Sarah Laskow, writing on The American Prospect’s “Tapped” blog, notes Pawlenty’s particular interest in fund-raising in Arizona: “Arizonans’ total political giving (to presidential and congressional candidates and to PACs) just about doubled from 2004 to 2008. And although the amount of money in politics in this country is growing, it’s not growing that fast. Plus, most of the money McCain raised ($5.1 million out of that $6.85 million) came from Phoenix, one of the fastest-growing metro areas in the country. I’m guessing Pawlenty’s team thinks that it can raise a significant amount of money in Arizona.” Heck, there’s good money to be made off of all those sixth month-and-a-day Minnesota snowbirds down there.

And while we’ve got our former governor on our mind, Don Davis, Forum Communications’ guy, writes: “[T]he deficit Dayton and Minnesota lawmakers must fix this year is worse than all states but California, Illinois, Nevada, New Jersey, Oregon and Texas, a report from the Center for Budget and Policy Priorities shows. … The report does not paint a pretty national picture: ‘2012 is shaping up as states’ most difficult budget year on record. … While states are anticipating significant shortfalls in the coming year, their options for addressing those shortfalls are dwindling.’ Federal assistance [stimulus money] that helped states deal with the recession for the past couple of years is drying up and tax collections are not rising fast enough to make up the difference. A stronger Republican presence in state capitols is fighting efforts to raise taxes.”

On a completely different topic, Davis files again: “A year ago, 20 counties were flooded. This year, state officials say 40 to 50 counties in most parts of the state are likely to see floods. Deputy Director Wade Setter of Minnesota Homeland Security and Emergency Management said that new this year is ‘the scope and magnitude of this event.’ The emergency center opened Thursday as floodwaters are beginning to flow into some southern Minnesota communities. It will remain open with up to 150 people from 40 state, federal and private agencies until all floodwaters recede.”

If you need a scorecard to check up on where this year’s Legislature is with its biggest business, other than voter fraud and IDs I mean, the AP’s Brian Bakst has one up today. It’s not what I’d call encouraging.

Susan Milligan posts a short item from U.S. News’ “Politics” blog, riffing on the distance women have traveled in politics, from Geraldine Ferraro to Michele Bachmann. At one point, she asks: “A political commentator remarked during the 2008 presidential primary that Hillary Clinton would not have gotten as far as she has had it not been for her husband. That rightly offended a lot of people, but there’s a truth to it: while supremely qualified and utterly brilliant, Clinton would have faced difficulty getting the media attention and serious consideration given to male candidates who have nowhere near Clinton’s abilities and smarts. The female candidates whose names are being bandied about for 2012 have questionable credentials for the White House; that’s true. But previous presidential campaigns are filled with unimpressive or inexperienced male candidates. Should Michele Bachmann’s campaign be taken any less seriously than one by Donald Trump? When so relatively few women run for office, there’s a tendency — perhaps even more so on the part of activist  women — to demand more of the female candidates, since they are thrust into the role of historic symbol. Bachmann is in many ways a troubling candidate, having made bizarre statements about President Obama and lacking any kind of foreign policy credentials. But it’s some kind of progress when women rush into the field with the same hubris men have.” The operative phrase there is … “some kind.”

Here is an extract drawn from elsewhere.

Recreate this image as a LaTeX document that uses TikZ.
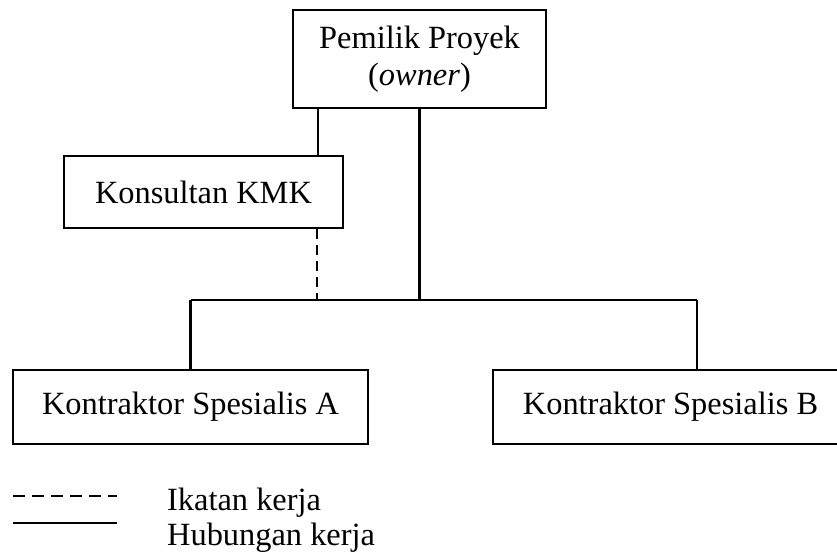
\documentclass[tikz,border=0pt]{standalone}
\usepackage{fontspec}
\setmainfont{Liberation Serif}
\begin{document}
\begin{tikzpicture}[x=1pt,y=-1pt,
  box/.style={draw, line width=2.2pt, inner sep=0pt, align=center,
    font=\fontsize{32.4}{37}\selectfont},
  link/.style={line width=2.2pt},
  dashlink/.style={line width=2.2pt, dash pattern=on 10pt off 6pt},
  legdash/.style={line width=2.2pt, dash pattern=on 12pt off 7pt},
  legtext/.style={anchor=base west, inner sep=0pt, font=\fontsize{32.4}{37}\selectfont}]
\path[use as bounding box, clip] (0,0) rectangle (837,554);

\node[box, minimum width=253pt, minimum height=98pt] (owner) at (419.5,59)
  {Pemilik Proyek\\(\textit{owner})};
\node[box, minimum width=279pt, minimum height=72pt] (kmk) at (203.5,192)
  {Konsultan KMK};
\node[box, minimum width=355pt, minimum height=74pt] (A) at (190.5,407)
  {Kontraktor Spesialis A};
\node[box, minimum width=355pt, minimum height=74pt] (B) at (670.5,407)
  {Kontraktor Spesialis B};

\coordinate (c1) at (318,0);
\coordinate (c2) at (317,0);
\coordinate (busR) at (697,300);

% owner to KMK
\draw[link] (owner.south -| c1) -- (kmk.north -| c1);
% owner to bus
\draw[link] (owner.south) -- (owner.south |- busR);
% bus
\draw[link] (A.north |- busR) -- (busR);
\draw[link] (A.north |- busR) -- (A.north);
\draw[link] (busR) -- (B.north -| busR);
% KMK dashed to bus
\draw[dashlink] (kmk.south -| c2) -- (busR -| c2);

% legend
\coordinate (l1a) at (13,496);
\coordinate (l1b) at (117,496);
\coordinate (l2a) at (13,523);
\coordinate (l2b) at (117,523);
\draw[legdash] (l1a) -- (l1b);
\draw[link] (l2a) -- (l2b);
\node[legtext] (t1) at (167,510) {Ikatan kerja};
\node[legtext] (t2) at (167,545) {Hubungan kerja};
\end{tikzpicture}
\end{document}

Katrina Trinko, writing for The National Review Online, likes Bachmann’s chances in Iowa … a lot. The home-schooling social conservative has no downside in the GOP race as she sees it: “Neither should Bachmann be written off as the social-conservative candidate; she’s also proven her appeal to more fiscally oriented voters. Edward Failor, president of Iowans for Tax Relief, says that Bachmann’s January speech to his group drew ‘a really solid turnout’ of 300, with about 30 to 40 percent of them newcomers to the group. ‘She has “it,” ” says Failor, talking about Bachmann’s appeal. ‘Whatever “it” is, however you define it, that draws people, and that’s a real big benefit for her.’ Ultimately, in what promises to be a crowded GOP 2012 field, personality, not policy, may be key. ‘Because most of these candidates are probably going to be somewhat similar on the issues, I think caucus-goers will be looking for people that are pretty vocal, adamant about trying [to] push back against the march toward socialism if they’re elected,’ says Steve Scheffler, president of Iowa Faith and Freedom Coalition.” You know, if this keeps up, I may give up stopping for lunch and gas in Des Moines on my runs down to Kansas City.

It’s been another good payday for Jeff Anderson. Stribbers Paul Walsh and Rose French report: “Anderson declined to say how much money his clients received as part of the settlement, emphasizing that the case has always been more about exposing the names of clergy being accused. At least 17 monks who had ‘credible allegations of sexual abuse, exploitation or misconduct brought against them’ were listed in a letter being sent to the St. John’s community by its abbot, John Klassen. The letter, a part of the settlement, was made public by Anderson during a news conference at his St. Paul offices and also will be posted by St. John’s on its website, he said.”

Walsh gets all the good ones. He also writes:A pickup truck with a frosted-over windshield rear-ended a Hopkins police car making a traffic stop Monday morning, slightly injuring the two officers in their vehicle, authorities said. The crash happened about 8 a.m. on Excelsior Boulevard, a block east of Blake Road, according to police. Donis Miguel Angel Valenzuela, 34, was driving on a revoked license, said Police Sgt. Michael Glassberg. Damage to the squad car, whose emergency lights were operating at the time, was estimated at about $10,000.”